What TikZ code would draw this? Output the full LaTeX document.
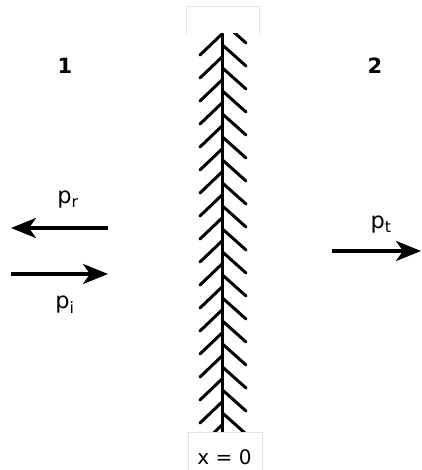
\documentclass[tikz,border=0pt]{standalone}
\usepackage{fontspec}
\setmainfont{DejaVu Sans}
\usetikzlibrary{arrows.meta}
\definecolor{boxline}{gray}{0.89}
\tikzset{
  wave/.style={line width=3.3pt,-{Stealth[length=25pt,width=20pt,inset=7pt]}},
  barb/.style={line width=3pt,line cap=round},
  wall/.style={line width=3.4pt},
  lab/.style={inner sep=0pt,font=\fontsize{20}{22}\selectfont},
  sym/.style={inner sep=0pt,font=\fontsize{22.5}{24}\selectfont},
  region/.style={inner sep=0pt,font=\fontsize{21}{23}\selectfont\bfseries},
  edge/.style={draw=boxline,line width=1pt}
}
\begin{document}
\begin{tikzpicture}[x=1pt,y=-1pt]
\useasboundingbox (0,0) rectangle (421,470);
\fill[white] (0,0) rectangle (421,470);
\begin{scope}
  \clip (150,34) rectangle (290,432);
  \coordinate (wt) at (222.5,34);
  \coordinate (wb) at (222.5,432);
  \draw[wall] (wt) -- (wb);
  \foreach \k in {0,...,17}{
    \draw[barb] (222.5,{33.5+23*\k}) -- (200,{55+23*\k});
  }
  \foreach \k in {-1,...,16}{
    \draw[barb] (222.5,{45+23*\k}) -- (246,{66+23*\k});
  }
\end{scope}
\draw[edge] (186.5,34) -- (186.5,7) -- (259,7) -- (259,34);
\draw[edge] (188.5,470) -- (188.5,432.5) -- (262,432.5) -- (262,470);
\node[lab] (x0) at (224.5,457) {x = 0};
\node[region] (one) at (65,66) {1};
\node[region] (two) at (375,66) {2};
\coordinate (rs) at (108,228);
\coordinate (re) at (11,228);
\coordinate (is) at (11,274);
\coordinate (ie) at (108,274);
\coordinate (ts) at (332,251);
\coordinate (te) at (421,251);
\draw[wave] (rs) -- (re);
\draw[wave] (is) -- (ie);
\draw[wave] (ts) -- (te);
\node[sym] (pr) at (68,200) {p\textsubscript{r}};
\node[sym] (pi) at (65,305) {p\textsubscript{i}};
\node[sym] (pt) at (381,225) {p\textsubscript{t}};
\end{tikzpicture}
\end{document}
+===+
*What the task asks*. Keep the pictures out of the copy and write out the data exactly as it stands.

*Result of this exercise*.
What TikZ code would draw this? Output the full LaTeX document.
\documentclass[tikz,border=0pt]{standalone}
\usepackage{fontspec}
\setmainfont{DejaVu Sans}
\usetikzlibrary{arrows.meta}
\definecolor{boxline}{gray}{0.89}
\tikzset{
  wave/.style={line width=3.3pt,-{Stealth[length=25pt,width=20pt,inset=7pt]}},
  barb/.style={line width=3pt,line cap=round},
  wall/.style={line width=3.4pt},
  lab/.style={inner sep=0pt,font=\fontsize{20}{22}\selectfont},
  sym/.style={inner sep=0pt,font=\fontsize{22.5}{24}\selectfont},
  region/.style={inner sep=0pt,font=\fontsize{21}{23}\selectfont\bfseries},
  edge/.style={draw=boxline,line width=1pt}
}
\begin{document}
\begin{tikzpicture}[x=1pt,y=-1pt]
\useasboundingbox (0,0) rectangle (421,470);
\fill[white] (0,0) rectangle (421,470);
\begin{scope}
  \clip (150,34) rectangle (290,432);
  \coordinate (wt) at (222.5,34);
  \coordinate (wb) at (222.5,432);
  \draw[wall] (wt) -- (wb);
  \foreach \k in {0,...,17}{
    \draw[barb] (222.5,{33.5+23*\k}) -- (200,{55+23*\k});
  }
  \foreach \k in {-1,...,16}{
    \draw[barb] (222.5,{45+23*\k}) -- (246,{66+23*\k});
  }
\end{scope}
\draw[edge] (186.5,34) -- (186.5,7) -- (259,7) -- (259,34);
\draw[edge] (188.5,470) -- (188.5,432.5) -- (262,432.5) -- (262,470);
\node[lab] (x0) at (224.5,457) {x = 0};
\node[region] (one) at (65,66) {1};
\node[region] (two) at (375,66) {2};
\coordinate (rs) at (108,228);
\coordinate (re) at (11,228);
\coordinate (is) at (11,274);
\coordinate (ie) at (108,274);
\coordinate (ts) at (332,251);
\coordinate (te) at (421,251);
\draw[wave] (rs) -- (re);
\draw[wave] (is) -- (ie);
\draw[wave] (ts) -- (te);
\node[sym] (pr) at (68,200) {p\textsubscript{r}};
\node[sym] (pi) at (65,305) {p\textsubscript{i}};
\node[sym] (pt) at (381,225) {p\textsubscript{t}};
\end{tikzpicture}
\end{document}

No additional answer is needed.